■ **PROBLEM DESCRIPTION**:
From the first line of the data below, repeat each line exactly until you reach the line with "const rightTicks = [0, 2, 4, 6, 8, 10, 12];"; include that line too.

■ **INFORMATION SHOWN**:
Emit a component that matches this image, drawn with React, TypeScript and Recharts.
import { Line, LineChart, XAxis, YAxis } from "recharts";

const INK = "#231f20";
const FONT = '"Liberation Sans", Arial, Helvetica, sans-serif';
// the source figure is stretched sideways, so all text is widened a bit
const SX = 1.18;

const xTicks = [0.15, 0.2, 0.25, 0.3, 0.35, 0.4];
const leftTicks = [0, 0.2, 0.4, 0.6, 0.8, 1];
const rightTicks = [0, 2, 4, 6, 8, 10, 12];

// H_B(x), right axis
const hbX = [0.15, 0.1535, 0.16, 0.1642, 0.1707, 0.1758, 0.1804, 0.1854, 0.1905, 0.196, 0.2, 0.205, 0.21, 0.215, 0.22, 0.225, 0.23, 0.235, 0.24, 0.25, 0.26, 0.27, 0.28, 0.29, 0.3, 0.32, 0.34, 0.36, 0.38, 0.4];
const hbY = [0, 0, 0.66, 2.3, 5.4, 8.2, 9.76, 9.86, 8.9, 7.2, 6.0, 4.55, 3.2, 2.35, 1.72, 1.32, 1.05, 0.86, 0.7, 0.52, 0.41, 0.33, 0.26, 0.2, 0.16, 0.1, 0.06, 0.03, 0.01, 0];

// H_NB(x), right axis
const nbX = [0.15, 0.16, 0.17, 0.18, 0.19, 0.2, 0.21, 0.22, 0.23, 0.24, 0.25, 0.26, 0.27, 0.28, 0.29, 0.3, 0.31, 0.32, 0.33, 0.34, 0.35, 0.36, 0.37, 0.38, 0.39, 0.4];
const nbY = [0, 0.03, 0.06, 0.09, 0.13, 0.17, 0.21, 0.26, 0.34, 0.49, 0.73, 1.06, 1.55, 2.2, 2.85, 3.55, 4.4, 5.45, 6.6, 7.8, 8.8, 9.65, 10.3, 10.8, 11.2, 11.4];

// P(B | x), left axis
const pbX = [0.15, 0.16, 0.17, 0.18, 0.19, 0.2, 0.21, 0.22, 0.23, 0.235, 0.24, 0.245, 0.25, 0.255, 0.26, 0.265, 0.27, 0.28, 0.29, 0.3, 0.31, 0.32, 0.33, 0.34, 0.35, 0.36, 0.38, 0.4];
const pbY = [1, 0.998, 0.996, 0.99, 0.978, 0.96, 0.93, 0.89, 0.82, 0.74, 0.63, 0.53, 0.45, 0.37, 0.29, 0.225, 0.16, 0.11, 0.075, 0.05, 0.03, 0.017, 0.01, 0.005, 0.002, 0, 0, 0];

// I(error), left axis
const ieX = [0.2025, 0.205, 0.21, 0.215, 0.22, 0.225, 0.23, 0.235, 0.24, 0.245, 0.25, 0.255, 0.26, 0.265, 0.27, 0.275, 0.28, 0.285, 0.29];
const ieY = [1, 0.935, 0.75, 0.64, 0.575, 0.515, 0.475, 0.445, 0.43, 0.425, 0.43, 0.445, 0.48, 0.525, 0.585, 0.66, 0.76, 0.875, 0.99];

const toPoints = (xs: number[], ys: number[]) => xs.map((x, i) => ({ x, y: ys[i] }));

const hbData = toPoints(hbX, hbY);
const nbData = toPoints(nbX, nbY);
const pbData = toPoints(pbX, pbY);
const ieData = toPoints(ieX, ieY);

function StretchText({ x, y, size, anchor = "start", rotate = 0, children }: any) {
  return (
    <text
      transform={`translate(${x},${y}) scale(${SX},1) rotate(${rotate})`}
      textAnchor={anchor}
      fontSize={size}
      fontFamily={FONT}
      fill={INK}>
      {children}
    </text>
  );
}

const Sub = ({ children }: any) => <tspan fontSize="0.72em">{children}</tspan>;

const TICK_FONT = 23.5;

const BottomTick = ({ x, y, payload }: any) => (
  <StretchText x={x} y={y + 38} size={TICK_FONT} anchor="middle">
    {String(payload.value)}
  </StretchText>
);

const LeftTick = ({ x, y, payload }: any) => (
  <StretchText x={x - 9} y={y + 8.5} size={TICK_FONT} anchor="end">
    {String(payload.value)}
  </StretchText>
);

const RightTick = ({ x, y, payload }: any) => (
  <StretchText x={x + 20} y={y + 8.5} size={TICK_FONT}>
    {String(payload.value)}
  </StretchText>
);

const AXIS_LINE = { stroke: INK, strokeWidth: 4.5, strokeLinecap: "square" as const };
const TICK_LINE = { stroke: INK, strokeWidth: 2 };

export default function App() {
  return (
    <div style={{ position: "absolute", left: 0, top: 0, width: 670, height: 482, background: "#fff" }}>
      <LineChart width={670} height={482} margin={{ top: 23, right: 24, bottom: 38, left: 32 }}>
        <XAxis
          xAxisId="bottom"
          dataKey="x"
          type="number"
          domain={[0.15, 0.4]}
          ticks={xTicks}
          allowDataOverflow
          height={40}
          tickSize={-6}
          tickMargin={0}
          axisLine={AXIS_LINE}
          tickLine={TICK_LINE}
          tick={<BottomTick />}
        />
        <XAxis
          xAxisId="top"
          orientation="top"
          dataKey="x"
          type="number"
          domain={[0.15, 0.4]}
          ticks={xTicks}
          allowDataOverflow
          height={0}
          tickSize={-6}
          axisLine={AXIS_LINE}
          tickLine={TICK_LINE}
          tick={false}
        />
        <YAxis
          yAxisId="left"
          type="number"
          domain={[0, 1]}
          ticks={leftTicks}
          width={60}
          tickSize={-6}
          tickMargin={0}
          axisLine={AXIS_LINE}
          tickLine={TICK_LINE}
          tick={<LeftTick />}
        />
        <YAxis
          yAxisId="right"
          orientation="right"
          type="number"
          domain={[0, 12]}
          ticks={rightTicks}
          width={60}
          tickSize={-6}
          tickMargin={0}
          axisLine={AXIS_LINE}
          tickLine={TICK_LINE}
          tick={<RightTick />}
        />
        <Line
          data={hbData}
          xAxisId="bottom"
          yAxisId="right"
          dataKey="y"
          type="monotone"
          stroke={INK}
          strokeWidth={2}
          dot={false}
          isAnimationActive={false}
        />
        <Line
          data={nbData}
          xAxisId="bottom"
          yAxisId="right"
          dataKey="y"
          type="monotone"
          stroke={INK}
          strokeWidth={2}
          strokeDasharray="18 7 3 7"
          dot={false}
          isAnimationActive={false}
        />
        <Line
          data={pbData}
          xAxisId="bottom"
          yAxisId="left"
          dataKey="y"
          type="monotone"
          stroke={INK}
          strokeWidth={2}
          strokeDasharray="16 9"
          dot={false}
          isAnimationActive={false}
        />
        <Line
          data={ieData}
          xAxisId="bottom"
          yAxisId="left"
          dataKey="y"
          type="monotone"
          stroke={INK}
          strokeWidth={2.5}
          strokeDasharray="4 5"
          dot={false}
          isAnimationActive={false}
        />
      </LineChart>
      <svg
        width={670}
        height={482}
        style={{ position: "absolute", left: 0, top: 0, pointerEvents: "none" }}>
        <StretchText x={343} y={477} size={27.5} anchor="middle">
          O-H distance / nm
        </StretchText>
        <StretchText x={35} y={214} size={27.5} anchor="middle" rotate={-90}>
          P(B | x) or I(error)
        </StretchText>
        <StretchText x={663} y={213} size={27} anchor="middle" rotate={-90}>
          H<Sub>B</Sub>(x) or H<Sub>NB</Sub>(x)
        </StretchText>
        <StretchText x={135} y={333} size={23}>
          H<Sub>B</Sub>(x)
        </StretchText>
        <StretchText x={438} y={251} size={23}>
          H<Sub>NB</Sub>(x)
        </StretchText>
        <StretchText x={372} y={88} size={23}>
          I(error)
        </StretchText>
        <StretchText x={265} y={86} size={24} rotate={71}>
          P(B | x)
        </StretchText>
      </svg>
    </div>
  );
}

■ **RESULT FOR THIS TASK**:
Emit a component that matches this image, drawn with React, TypeScript and Recharts.
import { Line, LineChart, XAxis, YAxis } from "recharts";

const INK = "#231f20";
const FONT = '"Liberation Sans", Arial, Helvetica, sans-serif';
// the source figure is stretched sideways, so all text is widened a bit
const SX = 1.18;

const xTicks = [0.15, 0.2, 0.25, 0.3, 0.35, 0.4];
const leftTicks = [0, 0.2, 0.4, 0.6, 0.8, 1];
const rightTicks = [0, 2, 4, 6, 8, 10, 12];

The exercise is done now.